CURLM *multi = curl_multi_init();
CURL *handles[N];
buffer_t bufs[N] = {0};

for (int i = 0; i < N; i++) {
    handles[i] = curl_easy_init();
    curl_easy_setopt(handles[i], CURLOPT_URL, urls[i]);
    curl_easy_setopt(handles[i], CURLOPT_WRITEFUNCTION, write_cb);
    curl_easy_setopt(handles[i], CURLOPT_WRITEDATA, &bufs[i]);
    curl_easy_setopt(handles[i], CURLOPT_PROXY, proxies[i % nproxies]);
    curl_multi_add_handle(multi, handles[i]);
}

int still_running;
do {
    curl_multi_perform(multi, &still_running);
    curl_multi_poll(multi, NULL, 0, 1000, NULL);
} while (still_running);

for (int i = 0; i < N; i++) {
    long status = 0;
    curl_easy_getinfo(handles[i], CURLINFO_RESPONSE_CODE, &status);
    printf("%s -> %ld (%zu bytes)\n", urls[i], status, bufs[i].len);
    free(bufs[i].data);
    curl_multi_remove_handle(multi, handles[i]);
    curl_easy_cleanup(handles[i]);
}
curl_multi_cleanup(multi);

With curl_multi + a residential pool, a single C process comfortably hits 500–1,000 RPS on a small VPS. Beyond that you'll be bottlenecked by the proxy gateway, not C.

Memory Management Rules

Every realloc for the response buffer must check for NULL return — out-of-memory under load is real.
Every curl_slist_append needs a matching curl_slist_free_all.
Every xmlChar * from xmlGetProp / xmlNodeGetContent needs xmlFree.
Every htmlDocPtr needs xmlFreeDoc.
Run under valgrind --leak-check=full before shipping.
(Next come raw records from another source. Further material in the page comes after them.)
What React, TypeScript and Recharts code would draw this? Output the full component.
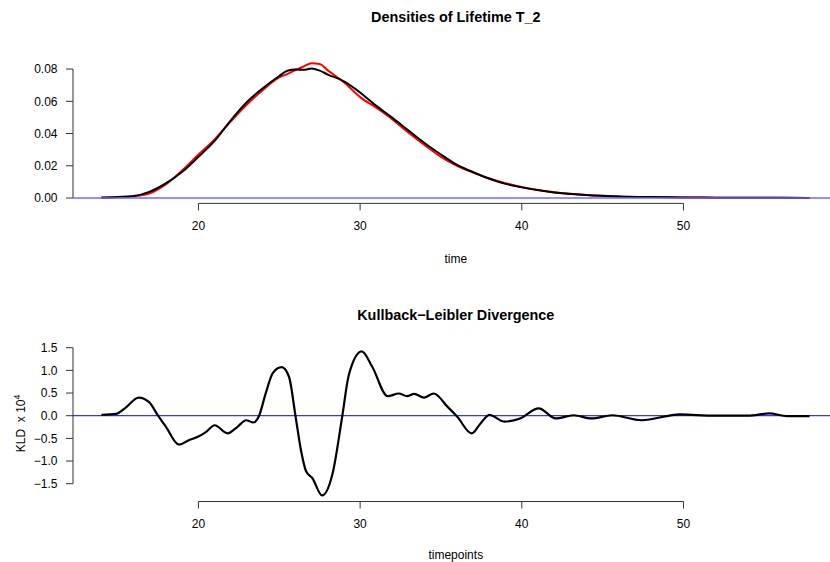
import React from 'react';
import { Line, LineChart, ReferenceLine, XAxis, YAxis } from 'recharts';

// density panel
const timeGrid = [14, 15, 16, 17, 18, 19, 20, 21, 22, 23, 24, 25, 25.5, 26, 26.5, 27, 27.5, 28, 29, 30, 31, 32, 33, 34, 35, 36, 37, 38, 39, 40, 42, 44, 46, 48, 50, 52, 54, 56, 57.8];
const redDensity = [0.0002, 0.0005, 0.0011, 0.003, 0.0086, 0.0172, 0.027, 0.0364, 0.0476, 0.058, 0.0672, 0.0748, 0.0769, 0.0794, 0.0816, 0.0836, 0.0832, 0.0792, 0.0718, 0.0626, 0.056, 0.0488, 0.0405, 0.0328, 0.0255, 0.02, 0.0158, 0.0121, 0.0092, 0.0068, 0.0036, 0.0019, 0.001, 0.0006, 0.0004, 0.0002, 0.0001, 0.0001, 0.0];
const blackDensity = [0.0003, 0.0007, 0.0013, 0.004, 0.0092, 0.0163, 0.0256, 0.0354, 0.0482, 0.0596, 0.0683, 0.0757, 0.079, 0.0797, 0.0795, 0.0803, 0.079, 0.0766, 0.0724, 0.0655, 0.0572, 0.0497, 0.0418, 0.034, 0.027, 0.0205, 0.016, 0.012, 0.0088, 0.0066, 0.0035, 0.0019, 0.001, 0.0006, 0.0004, 0.0002, 0.0001, 0.0001, 0.0];
const densityTicks = [0, 0.02, 0.04, 0.06, 0.08];

// KLD panel
const kldTime = [14, 14.9, 15.5, 16.3, 16.95, 17.5, 18, 18.8, 19.4, 20, 20.5, 21, 21.8, 22.4, 22.95, 23.4, 23.75, 24.15, 24.6, 25.15, 25.6, 26, 26.35, 26.65, 27.05, 27.65, 28.3, 28.9, 29.3, 30.1, 30.75, 31.7, 32.4, 32.9, 33.35, 33.95, 34.55, 35.4, 36, 36.9, 37.45, 38, 38.9, 39.9, 41.05, 42.1, 43.2, 44.3, 45.6, 47.4, 49.8, 51.9, 54, 55.3, 56.4, 57.8];
const kldValues = [0.02, 0.04, 0.18, 0.4, 0.3, 0.0, -0.25, -0.64, -0.54, -0.46, -0.35, -0.21, -0.39, -0.25, -0.1, -0.15, 0.0, 0.48, 0.94, 1.07, 0.86, 0.0, -0.78, -1.22, -1.38, -1.76, -1.27, 0.0, 0.9, 1.42, 1.08, 0.43, 0.49, 0.43, 0.48, 0.4, 0.49, 0.2, -0.02, -0.39, -0.17, 0.02, -0.13, -0.06, 0.16, -0.06, 0.01, -0.06, 0.01, -0.1, 0.03, 0.0, 0.0, 0.05, -0.01, -0.01];
const kldTicks = [-1.5, -1, -0.5, 0, 0.5, 1, 1.5];

const xTicks = [20, 30, 40, 50];
const xDomain: [number, number] = [12.24, 59.56];
const densDomain: [number, number] = [-0.00333, 0.08667];
const kldDomain: [number, number] = [-1.893, 1.558];

const densityData = timeGrid.map((t, i) => ({ t, red: redDensity[i], black: blackDensity[i] }));
const kldData = kldTime.map((t, i) => ({ t, kld: kldValues[i] }));

const FONT = 'Liberation Sans, Arial, Helvetica, sans-serif';
const tick = { fill: '#000', fontSize: 12, fontFamily: FONT };
const W = 845;
const H = 281;

const App = () => {
    return (
        <div style={{ position: 'absolute', left: 0, top: 0, width: 830, height: 562, overflow: 'hidden', background: '#fff' }}>
            <LineChart width={W} height={H} data={densityData} margin={{ top: 58.3, right: 7, bottom: 47.6, left: 0 }}>
                <XAxis type="number" dataKey="t" domain={xDomain} ticks={xTicks} allowDataOverflow axisLine={false}
                    tickSize={7} tickMargin={11} height={30} tick={tick} tickLine={{ stroke: '#333' }} />
                <YAxis type="number" domain={densDomain} ticks={densityTicks} allowDataOverflow axisLine={false} width={73}
                    tickSize={7} tickMargin={8.5} tick={tick} tickLine={{ stroke: '#333' }} tickFormatter={(v: number) => v.toFixed(2)} />
                <ReferenceLine segment={[{ x: 20, y: densDomain[0] }, { x: 50, y: densDomain[0] }]} stroke="#333" ifOverflow="visible" />
                <ReferenceLine segment={[{ x: xDomain[0], y: 0 }, { x: xDomain[0], y: 0.08 }]} stroke="#333" ifOverflow="visible" />
                <Line type="monotone" dataKey="red" stroke="#ff0000" strokeWidth={2} dot={false} isAnimationActive={false} />
                <Line type="monotone" dataKey="black" stroke="#000" strokeWidth={2} dot={false} isAnimationActive={false} />
                <ReferenceLine y={0} stroke="#6a6aff" strokeWidth={1.5} />
                <text x={455.8} y={21.7} textAnchor="middle" fontFamily={FONT} fontWeight="bold" fontSize={14.4} fill="#000">Densities of Lifetime T_2</text>
                <text x={455.8} y={263} textAnchor="middle" fontFamily={FONT} fontSize={12} fill="#000">time</text>
            </LineChart>
            <LineChart width={W} height={H} data={kldData} margin={{ top: 64.1, right: 7, bottom: 30.5, left: 0 }}>
                <XAxis type="number" dataKey="t" domain={xDomain} ticks={xTicks} allowDataOverflow axisLine={false}
                    tickSize={7} tickMargin={11} height={30} tick={tick} tickLine={{ stroke: '#333' }} />
                <YAxis type="number" domain={kldDomain} ticks={kldTicks} allowDataOverflow axisLine={false} width={73}
                    tickSize={7} tickMargin={8.5} tick={tick} tickLine={{ stroke: '#333' }}
                    tickFormatter={(v: number) => v.toFixed(1).replace('-', '\u2212')} />
                <ReferenceLine segment={[{ x: 20, y: kldDomain[0] }, { x: 50, y: kldDomain[0] }]} stroke="#333" ifOverflow="visible" />
                <ReferenceLine segment={[{ x: xDomain[0], y: -1.5 }, { x: xDomain[0], y: 1.5 }]} stroke="#333" ifOverflow="visible" />
                <ReferenceLine y={0} stroke="#0000ee" strokeWidth={1} />
                <Line type="monotone" dataKey="kld" stroke="#000" strokeWidth={2.2} dot={false} isAnimationActive={false} />
                <text x={455.8} y={39} textAnchor="middle" fontFamily={FONT} fontWeight="bold" fontSize={14.4} fill="#000">Kullback−Leibler Divergence</text>
                <text x={455.8} y={277.5} textAnchor="middle" fontFamily={FONT} fontSize={12} fill="#000">timepoints</text>
                <text x={25} y={142.3} transform="rotate(-90, 25, 142.3)" textAnchor="middle" fontFamily={FONT} fontSize={12} fill="#000" style={{ whiteSpace: 'pre' }}>
                    <tspan>KLD  x 10</tspan>
                    <tspan dy={-5} fontSize={9}>4</tspan>
                </text>
            </LineChart>
        </div>
    );
};

export default App;
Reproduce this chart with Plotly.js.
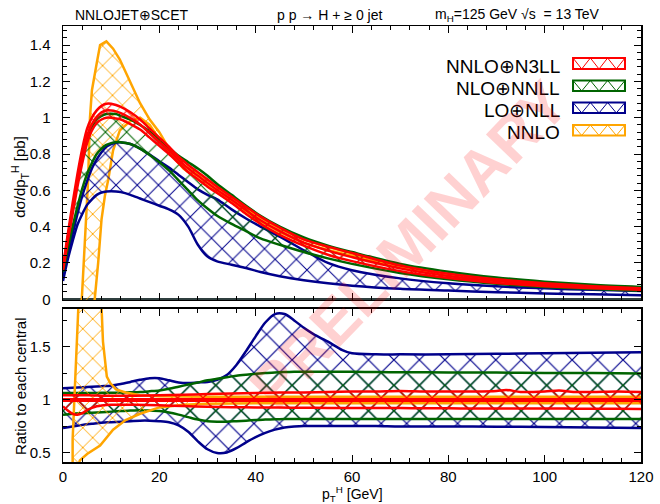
<!DOCTYPE html>
<html><head><meta charset="utf-8">
<script src="https://cdn.plot.ly/plotly-3.0.1.min.js"></script>
<style>body{margin:0;background:#fff}</style>
</head><body><div id="chart" style="width:660px;height:504px"></div>
<script>
// ---------- main panel: dσ/dpT [pb] ----------
const pT = [0,1,2,3,4,5,6,7,8,9,10,11,12,14,16,18,20,22,24,26,28,30,32,35,38,41,45,50,55,60,70,80,90,100,110,120];
const n3llUp  = [0.18,0.36,0.53,0.69,0.83,0.94,1.0,1.04,1.065,1.077,1.077,1.07,1.06,1.03,0.99,0.94,0.89,0.84,0.785,0.74,0.70,0.66,0.62,0.565,0.51,0.455,0.395,0.33,0.29,0.255,0.186,0.14,0.11,0.088,0.072,0.06];
const n3llCen = [0.17,0.34,0.50,0.655,0.79,0.90,0.965,1.005,1.03,1.04,1.04,1.035,1.025,0.998,0.962,0.915,0.867,0.82,0.768,0.72,0.68,0.64,0.602,0.548,0.49,0.435,0.375,0.312,0.268,0.232,0.17,0.128,0.1,0.08,0.066,0.056];
const n3llLo  = [0.16,0.32,0.47,0.62,0.75,0.86,0.93,0.97,0.99,1.0,1.0,0.995,0.99,0.965,0.935,0.89,0.845,0.80,0.75,0.70,0.66,0.62,0.585,0.53,0.47,0.415,0.355,0.295,0.245,0.21,0.155,0.117,0.09,0.072,0.06,0.052];
const nnllUp  = [0.17,0.34,0.50,0.65,0.78,0.88,0.95,0.99,1.01,1.02,1.022,1.02,1.01,0.99,0.96,0.925,0.88,0.835,0.79,0.755,0.72,0.68,0.635,0.575,0.515,0.46,0.40,0.34,0.295,0.26,0.195,0.152,0.12,0.097,0.08,0.068];
const nnllLo  = [0.15,0.28,0.40,0.51,0.61,0.69,0.75,0.80,0.83,0.85,0.86,0.865,0.865,0.855,0.83,0.795,0.755,0.71,0.655,0.60,0.545,0.50,0.46,0.415,0.375,0.335,0.30,0.26,0.225,0.195,0.145,0.11,0.085,0.068,0.056,0.047];
const nllUp   = [0.13,0.25,0.36,0.47,0.57,0.65,0.72,0.77,0.81,0.84,0.855,0.862,0.864,0.855,0.83,0.797,0.76,0.725,0.685,0.645,0.605,0.575,0.55,0.495,0.445,0.40,0.345,0.27,0.20,0.16,0.115,0.088,0.071,0.06,0.052,0.046];
const nllLo   = [0.10,0.22,0.32,0.41,0.47,0.52,0.55,0.575,0.588,0.594,0.595,0.594,0.59,0.575,0.555,0.535,0.515,0.495,0.465,0.40,0.30,0.235,0.209,0.19,0.172,0.15,0.127,0.105,0.088,0.075,0.058,0.048,0.039,0.032,0.027,0.022];
// NNLO (fixed order) band
const nnloUpX = [3,3.9,4.6,5.2,5.6,6.0,7.0,7.7,9.0,10.4,11.8,13.9,16,18,20,22,25,28,30,35,40,45,50,55,60,70,80,90,100,110,120];
const nnloUp  = [-0.3,0,0.35,0.65,1.0,1.15,1.3,1.40,1.42,1.38,1.32,1.2,1.08,0.99,0.92,0.83,0.74,0.69,0.655,0.56,0.465,0.388,0.328,0.288,0.254,0.185,0.139,0.109,0.087,0.071,0.059];
const nnloLoX = [3,5,6.6,7.3,8.0,8.7,9.4,10.4,11.8,13.9,16,18,20,22,25,28,30,35,40,45,50,55,60,70,80,90,100,110,120];
const nnloLo  = [-1.0,-0.45,0,0.2,0.44,0.57,0.66,0.82,0.93,0.98,1.0,0.96,0.88,0.81,0.72,0.66,0.625,0.535,0.445,0.37,0.31,0.27,0.24,0.175,0.131,0.103,0.082,0.067,0.056];

// ---------- ratio panel ----------
const rp = [0,2,4,6,8,10,12,14,16,18,20,22,24,26,28,30,32,34,36,38,40,42,44,46,48,50,52,55,58,60,65,70,80,90,100,110,120];
const rNllUp  = [1.11,1.115,1.12,1.125,1.13,1.135,1.15,1.17,1.19,1.205,1.205,1.185,1.165,1.16,1.165,1.17,1.19,1.235,1.33,1.46,1.6,1.73,1.81,1.81,1.75,1.68,1.62,1.55,1.47,1.44,1.43,1.43,1.43,1.435,1.44,1.445,1.45];
const rNllLo  = [0.735,0.75,0.765,0.775,0.785,0.79,0.795,0.8,0.805,0.805,0.8,0.79,0.76,0.70,0.61,0.535,0.5,0.505,0.545,0.6,0.65,0.69,0.72,0.74,0.75,0.755,0.755,0.755,0.755,0.755,0.755,0.75,0.75,0.748,0.745,0.74,0.735];
const rNnllUp = [1.065,1.065,1.065,1.066,1.067,1.068,1.07,1.072,1.075,1.082,1.09,1.105,1.125,1.145,1.165,1.185,1.2,1.215,1.228,1.238,1.247,1.254,1.26,1.263,1.265,1.265,1.265,1.265,1.265,1.265,1.263,1.262,1.26,1.258,1.255,1.253,1.25];
const rNnllLo = [0.86,0.87,0.875,0.88,0.885,0.89,0.895,0.9,0.903,0.9,0.895,0.882,0.862,0.838,0.815,0.8,0.795,0.795,0.8,0.805,0.81,0.815,0.818,0.82,0.82,0.82,0.82,0.82,0.82,0.82,0.82,0.82,0.82,0.82,0.82,0.82,0.82];
const rpRed = [0,1,2,3,4,5,6,7,8,10,15,20,25,30,35,40,45,50,55,60,65,70,75,80,85,90,92,95,100,103,106,110,115,120];
const rN3llUp = [1.045,1.045,1.045,1.045,1.045,1.045,1.043,1.042,1.04,1.04,1.04,1.045,1.05,1.055,1.06,1.065,1.07,1.07,1.075,1.08,1.08,1.085,1.08,1.08,1.08,1.085,1.095,1.075,1.08,1.09,1.075,1.075,1.08,1.075];
const rN3llLo = [0.94,0.9,0.868,0.86,0.875,0.905,0.925,0.94,0.948,0.955,0.955,0.95,0.942,0.935,0.932,0.93,0.928,0.926,0.925,0.925,0.924,0.923,0.922,0.921,0.92,0.92,0.92,0.92,0.92,0.919,0.918,0.917,0.916,0.915];
const rCenX = [0,120];
const rCen  = [1,1];
const rNnloUpX = [2,2,3.5,7.7,8.3,9.1,9.8,11,13,16,20,25,30,40,50,60,70,80,90,100,110,120];
const rNnloUp  = [0.2,0.63,2.2,2.2,1.55,1.22,1.16,1.1,1.07,1.045,1.035,1.03,1.03,1.03,1.03,1.03,1.035,1.03,1.035,1.03,1.03,1.03];
const rNnloLoX = [2,3.5,5,7.7,10.4,13,16,20,25,30,40,50,60,70,80,90,100,110,120];
const rNnloLo  = [0.2,0.43,0.49,0.57,0.72,0.81,0.87,0.93,0.955,0.965,0.97,0.97,0.97,0.968,0.97,0.968,0.97,0.97,0.97];

const legendNames = ['NNLO⊕N3LL','NLO⊕NNLL','LO⊕NLL','NNLO'];
const RED='#ff0000', GREEN='#006400', BLUE='#00008b', ORANGE='#ffa500';
const FONT = 'Liberation Sans, Arial, Helvetica, sans-serif';

function band(x1, lo, x2, up, color, xa, ya, psize, shape) {
  const line = {color: color, width: 2.5, shape: shape, smoothing: 0.8};
  return [
    {x: x1, y: lo, xaxis: xa, yaxis: ya, type: 'scatter', mode: 'lines', line: line, showlegend: false, hoverinfo: 'skip'},
    {x: x2, y: up, xaxis: xa, yaxis: ya, type: 'scatter', mode: 'lines', line: line, showlegend: false, hoverinfo: 'skip',
     fill: 'tonexty', fillcolor: 'rgba(0,0,0,0)',
     fillpattern: {shape: 'x', fgcolor: color, bgcolor: 'rgba(0,0,0,0)', fillmode: 'replace', size: psize, solidity: 0.13}}
  ];
}

const traces = [].concat(
  band(nnloLoX, nnloLo, nnloUpX, nnloUp, ORANGE, 'x', 'y', 14, 'linear'),
  band(pT, nllLo, pT, nllUp, BLUE, 'x', 'y', 15, 'spline'),
  band(pT, nnllLo, pT, nnllUp, GREEN, 'x', 'y', 15, 'spline'),
  band(pT, n3llLo, pT, n3llUp, RED, 'x', 'y', 15, 'spline'),
  [{x: pT, y: n3llCen, xaxis: 'x', yaxis: 'y', type: 'scatter', mode: 'lines', line: {color: RED, width: 2.5, shape: 'spline'}, showlegend: false, hoverinfo: 'skip'}],
  band(rp, rNllLo, rp, rNllUp, BLUE, 'x2', 'y2', 18, 'spline'),
  band(rp, rNnllLo, rp, rNnllUp, GREEN, 'x2', 'y2', 18, 'spline'),
  band(rNnloLoX, rNnloLo, rNnloUpX, rNnloUp, ORANGE, 'x2', 'y2', 14, 'linear'),
  band(rpRed, rN3llLo, rpRed, rN3llUp, RED, 'x2', 'y2', 18, 'spline'),
  [{x: rCenX, y: rCen, xaxis: 'x2', yaxis: 'y2', type: 'scatter', mode: 'lines', line: {color: RED, width: 4}, showlegend: false, hoverinfo: 'skip'}]
);

const axBase = {showgrid: false, zeroline: false, showline: true, mirror: 'ticks', linecolor: '#000', linewidth: 1.5,
  ticks: 'inside', ticklen: 7, tickwidth: 1, tickcolor: '#000', tickfont: {family: FONT, size: 15, color: '#000'}};

// legend swatches (paper coordinates)
const swX0 = 0.8824, swX1 = 0.9723;
const swRows = [[0.9014,0.9266,RED],[0.8509,0.8750,GREEN],[0.8005,0.8245,BLUE],[0.7489,0.7729,ORANGE]];
const shapes = [];
swRows.forEach(function(r){
  shapes.push({type:'rect', xref:'paper', yref:'paper', x0:swX0, x1:swX1, y0:r[0], y1:r[1], line:{color:r[2], width:2}, fillcolor:'rgba(0,0,0,0)'});
  let p = 'M' + swX0 + ',' + r[1];
  const n = 6;
  for (let i = 1; i <= n; i++) {
    const xx = swX0 + (swX1 - swX0) * i / n;
    p += ' L' + xx.toFixed(4) + ',' + (i % 2 ? r[0] : r[1]);
  }
  shapes.push({type:'path', xref:'paper', yref:'paper', path:p, line:{color:r[2], width:1}});
});

const legY = [0.9076, 0.8571, 0.8057, 0.7553];
const annotations = [
  {text:'NNLOJET⊕SCET', x:0.0173, y:1.0252, xanchor:'left', yanchor:'middle'},
  {text:'p p → H + ≥ 0 jet', x:0.3668, y:1.0252, xanchor:'left', yanchor:'middle'},
  {text:'m<sub>H</sub>=125 GeV √s \u00a0= 13 TeV', x:0.640, y:1.0252, xanchor:'left', yanchor:'middle'},
  {text:'dσ/dp<sub>T</sub><sup>H</sup> [pb]', x:-0.0744, y:0.654, textangle:-90, xanchor:'center', yanchor:'middle'},
  {text:'Ratio to each central', x:-0.0735, y:0.173, textangle:-90, xanchor:'center', yanchor:'middle'},
  {text:'p<sub>T</sub><sup>H</sup> [GeV]', x:0.5, y:-0.074, xanchor:'center', yanchor:'middle'}
].map(function(a){ return Object.assign({xref:'paper', yref:'paper', showarrow:false, font:{family:FONT, size: (a.textangle ? 15 : 14), color:'#000'}}, a); });
legendNames.forEach(function(nm, i){
  annotations.push({text:nm, x:0.8633, y:legY[i], xref:'paper', yref:'paper', xanchor:'right', yanchor:'middle', showarrow:false, font:{family:FONT, size:19, color:'#000'}});
});
annotations.push({text:'PRELIMINARY', x:0.598, y:0.5, xref:'paper', yref:'paper', xanchor:'center', yanchor:'middle', textangle:-46, showarrow:false,
  font:{family:FONT, size:62, weight:700, color:'rgba(255,0,0,0.18)'}});

const layout = {
  width: 660, height: 504,
  margin: {l:63, r:19, t:26, b:42},
  paper_bgcolor: '#fff', plot_bgcolor: '#fff',
  showlegend: false,
  xaxis: Object.assign({}, axBase, {domain:[0,1], anchor:'y', range:[0,120], dtick:20, showticklabels:false,
    minor:{dtick:4, ticklen:4, ticks:'inside', tickcolor:'#000'}}),
  yaxis: Object.assign({}, axBase, {domain:[0.3716,1], anchor:'x', range:[-0.004,1.505], dtick:0.2, tick0:0, ticklabelstandoff:8,
    zeroline:true, zerolinecolor:'#2f3f3f', zerolinewidth:2,
    minor:{dtick:0.04, ticklen:4, ticks:'inside', tickcolor:'#000'}}),
  xaxis2: Object.assign({}, axBase, {domain:[0,1], anchor:'y2', range:[0,120], dtick:20, ticklabelstandoff:0,
    minor:{dtick:4, ticklen:4, ticks:'inside', tickcolor:'#000'}}),
  yaxis2: Object.assign({}, axBase, {domain:[0,0.351], anchor:'x2', range:[0.415,1.858], dtick:0.5, tick0:0, ticklabelstandoff:8,
    minor:{dtick:0.25, ticklen:4, ticks:'inside', tickcolor:'#000'}}),
  shapes: shapes,
  annotations: annotations
};

Plotly.newPlot('chart', traces, layout, {displayModeBar:false, staticPlot:true});
</script>
</body></html>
Long-running scrapers leak slowly until they OOM.

TLS / Cipher Issues

Some anti-bot systems fingerprint TLS at the handshake (JA3 / JA4). libcurl uses your system's OpenSSL / GnuTLS / NSS, which usually produces a recognizable curl fingerprint. Workarounds:

Link against libcurl-impersonate (the curl_cffi backend) for Chrome/Firefox TLS fingerprints.
Use CURLOPT_SSL_CIPHER_LIST to match a browser cipher order.
For aggressive targets, accept that you need a real headless browser via Playwright + a C wrapper.

Benchmarks (Real Numbers)

Language	Pages/sec, 1 process, 10k URLs	RAM peak
Python requests, sync loop	~25	~60 MB
Python httpx async, 50 workers	~280	~120 MB
Node.js fetch, 100 workers	~310	~180 MB
Go net/http, 200 goroutines	~520	~80 MB
C + libcurl multi, 100 handles	~640	~25 MB

Numbers from a 4-core c6i.xlarge fetching cached pages over a residential gateway. C wins on RAM by 5x, on throughput by ~20%. If your bottleneck is the upstream proxy (it usually is at this scale), the throughput gap closes; the RAM gap stays.

When NOT to Use C

One-off scrapes or quick prototypes — Python ships in 10% of the lines.
JavaScript-heavy targets — you'd be reimplementing Playwright. Don't.
Solo dev, no C/C++ background — the maintenance burden will outweigh the perf win.
Team of Python devs — nobody wants to be the one debugging the C scraper at 2 AM.